AIT- Air Intake Temperature Sensor Also called an IAT sensor
CTS- Coolant Temperature Sensor
CMP- Camshaft Position Sensor
CKP- Crankshaft Position Sensor
Lambda- Lambda is the preferred method of measuring air/fuel ratio as it is more universal. Lambda of 1.0:1 is stoic for any fuel type, and it just scales accordingly. Gasoline Stoic is 14.7, while methanol is approx 6.5:1 ratio for that "perfect burn". Most vehicles make target peak torque around .85 lambda (ones that don't require fuel for thermal management, turbocharged vehicles like it around .72-.78 on gasoline). Lambda is easy to fine, take your actual AFR and divide it by your Stoic AFR, that's your lambda!
LTFT- Long Term Fuel Trims
ICS- Idle Control Solenoid. Steppers or pulse style usually. Our cars uses a steppers style solenoid for idle control.
MAS- Mass Airflow Sensor
MAP- Manifold Absolute Pressure Sensor
O2- Oxygen Sensor, available in narrowband and wideband.
STFT- Short Term Fuel Trims
TPS- Throttle Position Sensor, on our vehicles there is a single 0-5v signal. 0 being closed, 5v being wot. 4.8v and + is acceptable
Closed loop- Preset fuel control, usually on a percentage of available adjustment. Pretty much this is idle and part throttle/driving conditions where engine stability is predicted and doesn't change rapidly. Most OEM's have around 15% available for fuel trimming. This is where narrowband oxygen sensors prevail and are important to use.
Open loop- Commanded air/fuel ratio based on a VE chart of the engine. All WOT fueling is done in "open loop". The ecu isn't checking and double checking airflow readings/rpm/vacuum and is just going to your VE table, grabbing a cell, and plugging that much fuel into the engine.
Narrowband Oxygen Sensor- These are factory 02 sensors and found in virtually all modern production vehicles.
Wikipedia actually has a good write-up on oxygen sensors:
http://en.wikipedia.org/wiki/Oxygen_sensor
They emit a 0-1v signal. They are highly accurate around stoichiometric air/fuel ratio and help keep a car at that afr. They achieve this accuracy via "switching" see below.
Above is a great illustration from a great wideband manufacture, PLX Devices.
As you can see from above, there is a narrow range of voltage that is emitted from the oxygen sensor that lets the ecu know which side of stoic the vehicle is running (Most oems consider stoic 14.5-15.3afr) How narrowband/closed loop o2 feedback works is the ecu will poke or "trim" positive or negative (according to what the original reading was) and try to keep the vehicle on that exact switching point...this is called your STFT (short term fuel trim). Most OEM's shoot for a 3% accuracy and window. They will "trim" lower than that, but they won't be saved into LTFT's most likely.

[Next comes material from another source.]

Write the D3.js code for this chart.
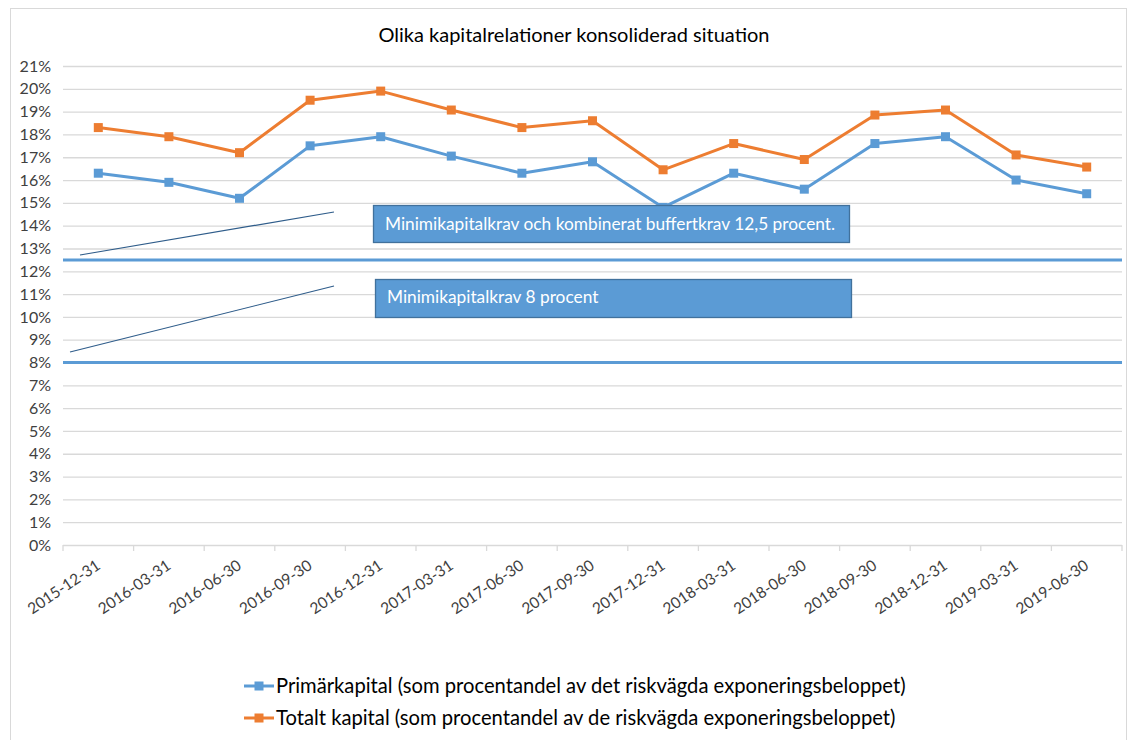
<!DOCTYPE html>
<html>
<head>
<meta charset="utf-8">
<script src="https://cdn.jsdelivr.net/npm/d3@7"></script>
<style>
  body { margin: 0; background: #fff; }
  text { font-family: Lato, "Open Sans", sans-serif; }
</style>
</head>
<body>
<div class="chart"></div>
<script>
// data
const dates = ["2015-12-31", "2016-03-31", "2016-06-30", "2016-09-30", "2016-12-31",
  "2017-03-31", "2017-06-30", "2017-09-30", "2017-12-31", "2018-03-31", "2018-06-30",
  "2018-09-30", "2018-12-31", "2019-03-31", "2019-06-30"];
const primar = [16.3, 15.9, 15.2, 17.5, 17.9, 17.05, 16.3, 16.8, 14.8, 16.3, 15.6, 17.6, 17.9, 16.0, 15.4];
const totalt = [18.3, 17.9, 17.2, 19.5, 19.9, 19.07, 18.3, 18.6, 16.45, 17.6, 16.9, 18.85, 19.07, 17.1, 16.57];
const yTicks = d3.range(0, 22);
const krav = [12.5, 8];
const seriesNames = ["Primärkapital (som procentandel av det riskvägda exponeringsbeloppet)",
  "Totalt kapital (som procentandel av de riskvägda exponeringsbeloppet)"];
const notes = ["Minimikapitalkrav och kombinerat buffertkrav 12,5 procent.", "Minimikapitalkrav 8 procent"];

const W = 1129, H = 740;
const blue = "#5b9bd5", orange = "#ed7d31";

const svg = d3.select(".chart").append("svg")
  .attr("width", W)
  .attr("height", H);

// outer border
svg.append("rect")
  .attr("x", 10.5).attr("y", 8.5)
  .attr("width", 1116).attr("height", 760)
  .attr("fill", "none").attr("stroke", "#d9d9d9");

svg.append("text")
  .attr("x", 574).attr("y", 42)
  .attr("text-anchor", "middle")
  .attr("font-size", 20)
  .attr("fill", "#000")
  .text("Olika kapitalrelationer konsoliderad situation");

const x = d3.scaleBand().domain(dates).range([63, 1122]);
const y = d3.scaleLinear().domain([0, 21]).range([545, 66]);

// gridlines
svg.append("g")
  .selectAll("line")
  .data(yTicks.slice(1))
  .join("line")
  .attr("x1", 63).attr("x2", 1122)
  .attr("y1", d => y(d) + 0.5).attr("y2", d => y(d) + 0.5)
  .attr("stroke", "#d9d9d9").attr("stroke-width", 1.3);

// y axis labels
const yAxis = d3.axisLeft(y)
  .tickValues(yTicks)
  .tickFormat(d => d + "%")
  .tickSize(0)
  .tickPadding(12);

svg.append("g")
  .attr("transform", "translate(63,0)")
  .call(yAxis)
  .call(g => g.select(".domain").remove())
  .call(g => g.selectAll("text")
    .attr("font-size", 16).attr("fill", "#404040")
    .attr("font-family", "Lato, sans-serif"));

// x axis line and ticks at category boundaries
svg.append("line")
  .attr("x1", 63).attr("x2", 1122)
  .attr("y1", 545.5).attr("y2", 545.5)
  .attr("stroke", "#d9d9d9").attr("stroke-width", 1.3);

svg.append("g")
  .selectAll("line")
  .data(dates.concat(["end"]))
  .join("line")
  .attr("x1", (d, i) => i < dates.length ? x(d) : x.range()[1])
  .attr("x2", (d, i) => i < dates.length ? x(d) : x.range()[1])
  .attr("y1", 545).attr("y2", 551)
  .attr("stroke", "#d9d9d9").attr("stroke-width", 1.3);

svg.append("g")
  .selectAll("text")
  .data(dates)
  .join("text")
  .attr("transform", d => "translate(" + (x(d) + x.bandwidth() / 2 - 3) + ",559) rotate(-34)")
  .attr("text-anchor", "end")
  .attr("dy", "0.7em")
  .attr("font-size", 15.5)
  .attr("fill", "#404040")
  .text(d => d);

// requirement lines
svg.append("g")
  .selectAll("line")
  .data(krav)
  .join("line")
  .attr("x1", 63).attr("x2", 1122)
  .attr("y1", d => y(d)).attr("y2", d => y(d))
  .attr("stroke", blue).attr("stroke-width", 3);

// thin connector lines from the notes
svg.append("line")
  .attr("x1", 80).attr("y1", 255).attr("x2", 334).attr("y2", 212)
  .attr("stroke", "#2e5c8a").attr("stroke-width", 1.2);
svg.append("line")
  .attr("x1", 70).attr("y1", 352).attr("x2", 334).attr("y2", 286)
  .attr("stroke", "#2e5c8a").attr("stroke-width", 1.2);

// series lines
const line = d3.line()
  .x((d, i) => x(dates[i]) + x.bandwidth() / 2)
  .y(d => y(d));

[[primar, blue], [totalt, orange]].forEach(([vals, col]) => {
  svg.append("path")
    .datum(vals)
    .attr("d", line)
    .attr("fill", "none")
    .attr("stroke", col)
    .attr("stroke-width", 3)
    .attr("stroke-linejoin", "round");

  svg.append("g")
    .selectAll("rect")
    .data(vals)
    .join("rect")
    .attr("x", (d, i) => x(dates[i]) + x.bandwidth() / 2 - 4.5)
    .attr("y", d => y(d) - 4.5)
    .attr("width", 9).attr("height", 9)
    .attr("fill", col);
});

// note boxes
const boxes = [{x: 373, y: 205, w: 476, h: 37}, {x: 375, y: 279, w: 476, h: 38}];
boxes.forEach((b, i) => {
  svg.append("rect")
    .attr("x", b.x + 0.5).attr("y", b.y + 0.5)
    .attr("width", b.w).attr("height", b.h)
    .attr("fill", blue).attr("stroke", "#41719c").attr("stroke-width", 1.3);
  svg.append("text")
    .attr("x", b.x + 12).attr("y", i == 0 ? b.y + 25 : b.y + 24)
    .attr("font-size", 17.3)
    .attr("fill", "#fff")
    .text(notes[i]);
});

// legend
const legend = svg.append("g");
[[blue, 686], [orange, 718]].forEach(([col, ly], i) => {
  legend.append("line")
    .attr("x1", 244).attr("x2", 274)
    .attr("y1", ly).attr("y2", ly)
    .attr("stroke", col).attr("stroke-width", 3);
  legend.append("rect")
    .attr("x", 254.5).attr("y", ly - 4.5)
    .attr("width", 9).attr("height", 9)
    .attr("fill", col);
  legend.append("text")
    .attr("x", 276).attr("y", ly + 7)
    .attr("font-size", 20.2)
    .attr("fill", "#000")
    .text(seriesNames[i]);
});
</script>
</body>
</html>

LTFT's are stored trims the ecu has "learned". This is how oem cars can seem to run fine with larger injectors at idle/cruise, the ecu is constantly learning/adapting. The OEM's built this in to deal with declining/failing injectors, engines, sensors, and climate changes. Very important for OEM's to have for emissions controls as well. As vehicles age, systems weaken and they need to run similar to how they ran when they were new, for both performance and emissions compliance.
Wideband Oxygen Sensors- These are sensors that are based on a 0-5v scale and most commonly spit out a liniar signal. 0v being rich 5v being lean. They usually read/measure from around 9 afr to 22 afr. This is mostly based in the controller and how it is configured.
The beauty of these is how spread out the signal is. With 5volts to use, a .100 change in voltage makes a change in actual afr ratio on the "point" scale (14.7:1 vs 14.5:1, etc..).